The adjustment is scaled by how many games you’ve tracked so far. For the 5th game, the adjustment would be scaled by $( \frac{1}{5} )$ :

$[\text{New Average} = \text{Old Average} + \frac{1}{\text{Number of Games So Far}} \times (\text{New Score} - \text{Old Average})]$

Let’s apply this:
Old Average after 4 games $( = 11.25 )$
New Score $( = 9 )$
Number of Games So Far $( = 5 )$
Calculate the adjustment: $[\text{New Average} = 11.25 + \frac{1}{5} \times (9 - 11.25) = 11.25 + \frac{1}{5} \times (-2.25) = 11.25 - 0.45 = 10.8]$
Notice how the new average smoothly adjusts downward from 11.25 to 10.8, reflecting the slightly lower 5th game score without needing to add up all the scores again.

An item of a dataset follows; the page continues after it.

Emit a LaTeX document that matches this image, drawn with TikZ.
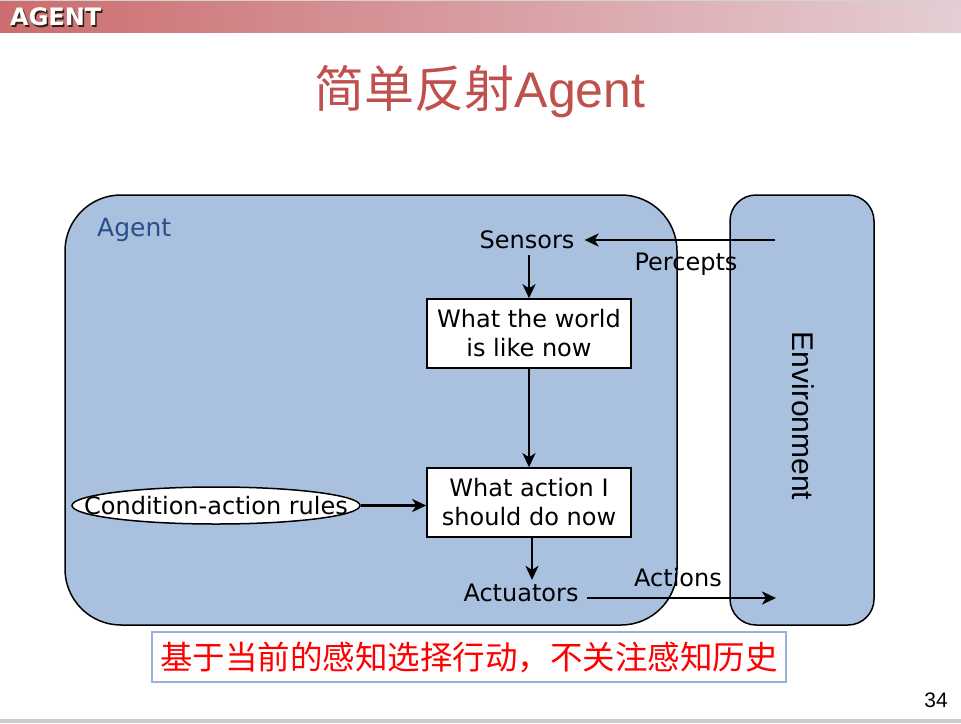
\documentclass[tikz,border=0pt]{standalone}
\usepackage{fontspec}
\usetikzlibrary{arrows.meta,shapes.geometric}
\newfontfamily\verd{DejaVu Sans}
\newfontfamily\arial{Liberation Sans}
\newfontfamily\cjk{Noto Sans CJK SC}
\definecolor{hdrL}{RGB}{204,108,110}
\definecolor{hdrR}{RGB}{228,206,212}
\definecolor{boxfill}{RGB}{169,193,223}
\definecolor{agentblue}{RGB}{42,78,140}
\definecolor{titlered}{RGB}{192,80,77}
\definecolor{notered}{RGB}{255,0,0}
\definecolor{noteframe}{RGB}{149,179,215}
\tikzset{
  label/.style={font=\verd\fontsize{24}{28}\selectfont, text=black},
  statebox/.style={draw=black, line width=1.6pt, fill=white, minimum width=204pt,
    minimum height=69pt, align=center, inner sep=0pt,
    font=\verd\fontsize{24}{29}\selectfont},
  flow/.style={-{Stealth[length=14pt,width=13pt,inset=4pt]}, line width=2.8pt},
  region/.style={draw=black, line width=1.5pt, fill=boxfill}
}
\begin{document}
\begin{tikzpicture}[x=1pt,y=-1pt]
\useasboundingbox (0,0) rectangle (961,723);
\fill[white] (0,0) rectangle (961,723);
% slide frame and header band
\fill[gray!35] (0,0) rectangle (961,1.2);
\fill[gray!40] (0,719) rectangle (961,723);
\shade[left color=hdrL, right color=hdrR] (0,1.2) rectangle (961,32);
\node[anchor=west, inner sep=0pt, text=black!75!brown, font=\verd\bfseries\fontsize{24}{26}\selectfont] (hdrshadow) at (11.5,18.5) {AGENT};
\node[anchor=west, inner sep=0pt, text=white, font=\verd\bfseries\fontsize{24}{26}\selectfont] (hdr) at (10,17) {AGENT};
% title
\node[text=titlered, inner sep=0pt, font=\fontsize{50}{56}\selectfont] (title) at (480,92) {{\cjk 简单反射}{\arial Agent}};
% agent and environment regions
\draw[region, rounded corners=56pt] (65,195) rectangle (677,625);
\draw[region, rounded corners=26pt] (730,195) rectangle (874,625);
\node[anchor=west, inner sep=0pt, text=agentblue, font=\verd\fontsize{25}{28}\selectfont] (agentlbl) at (97,230) {Agent};
\node[rotate=-90, inner sep=0pt, font=\arial\fontsize{30}{32}\selectfont] (env) at (803,416) {Environment};
% internal nodes
\node[label, inner xsep=10pt, inner ysep=6pt] (sensors) at (527,240) {Sensors};
\node[statebox] (world) at (529,333.5) {What the world\\is like now};
\node[statebox] (action) at (529,502.5) {What action I\\should do now};
\node[draw=black, line width=1.5pt, fill=white, ellipse, inner sep=0pt, minimum width=288pt, minimum height=37pt] (rules) at (216,505.5) {};
\node[label, inner sep=0pt] (rulestext) at (rules.center) {Condition-action rules};
\node[label, inner xsep=8pt, inner ysep=4pt] (actuators) at (521,593) {Actuators};
\coordinate (percin) at (775,240);
\coordinate (actout) at (776,598);
% connectors
\draw[flow] (percin) -- (sensors.east);
\draw[flow] (sensors.south -| world.north) -- (world.north);
\draw[flow] (world.south) -- (action.north);
\draw[flow] (rules.east) -- (rules.east -| action.west);
\draw[flow] ([xshift=3pt]action.south) -- ([xshift=3pt]action.south |- actuators.north);
\draw[flow] (actuators.east |- actout) -- (actout);
\node[label, anchor=north, inner sep=0pt] (percepts) at (686,253) {Percepts};
\node[label, anchor=south, inner sep=0pt] (actions) at (678,587) {Actions};
% note box
\node[draw=noteframe, line width=1.3pt, fill=white, minimum width=634pt, minimum height=50pt, inner sep=0pt, text=notered, font=\cjk\fontsize{32.5}{36}\selectfont] (note) at (469,657) {基于当前的感知选择行动，不关注感知历史};
% page number
\node[inner sep=0pt, font=\arial\fontsize{21}{23}\selectfont] (pageno) at (936,700) {34};
\end{tikzpicture}
\end{document}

Why This Works: Intuitive Understanding

Small Steps Toward Accuracy:
Each new score is like a small piece of new information. Instead of recalculating everything from scratch, you tweak your current understanding (the old average) just enough to reflect this new information.
Efficiency:
This approach saves you from having to remember every single score. Instead, you just keep track of the current average and the number of games.
Error Correction:
The adjustment term (( \text{New Score} – \text{Old Average} )) acts like an “error correction.” If your old average was off because the new score is higher or lower than expected, this method nudges your average in the right direction.

Summary of the Incremental Update Method

Intuition: Think of it like slowly steering a car toward the center of the lane. Every time you drift a little to one side (the old average), the new score gives you a signal to correct your path slightly.
Efficiency: You don’t need to keep track of every correction (every score), just where you are now (the current average) and how many corrections you’ve made (number of games).
Math: The formula is just a way to automate these small adjustments, making your estimate more accurate with each new piece of information.

This incremental update method is not only intuitive but also practical, especially when dealing with large datasets where recalculating averages from scratch would be inefficient.

When we say that the probabilities of rewards do not change over time, we’re referring to a stationary environment. In a stationary environment, the relationship between actions and their corresponding rewards is fixed and does not vary as time progresses. This means that if you take the same action under the same conditions, the probability of receiving a certain reward remains constant.

Example of a Stationary Environment

Slot Machine (One-Armed Bandit)

Imagine you’re playing a slot machine at a casino. This slot machine has a fixed probability of giving a payout (reward). Let’s say:

The probability of winning (receiving a reward) is 20% every time you pull the lever.
The probability of not winning (no reward) is 80%.

In a stationary environment:

Every time you pull the lever, regardless of how many times you’ve pulled it before or when you pull it, the probability of winning is always 20%.
This does not change over time. Whether it’s your first time playing or your 100th, the chances of winning remain the same.

Key Points in Stationary Environments:

Consistency: The reward distribution for each action stays the same.
Predictability: If you know the reward probabilities, you can predict the expected outcomes of actions without needing to worry that they might change over time.

Example Scenario:

Let’s say you have a simple two-action environment:

Action A: 50% chance of receiving a reward of 10 points.
Action B: 30% chance of receiving a reward of 20 points.

In a stationary environment:

The 50% and 30% probabilities remain the same every time you take Action A or B, no matter how long you play or how often you repeat the actions.

This is in contrast to a nonstationary environment, where these probabilities could change over time (e.g., due to changes in the environment or underlying conditions).

Summary:

In a stationary environment, the relationship between actions and their outcomes is fixed and unchanging. This makes it easier to learn and predict the best actions to take, as the underlying probabilities do not shift over time.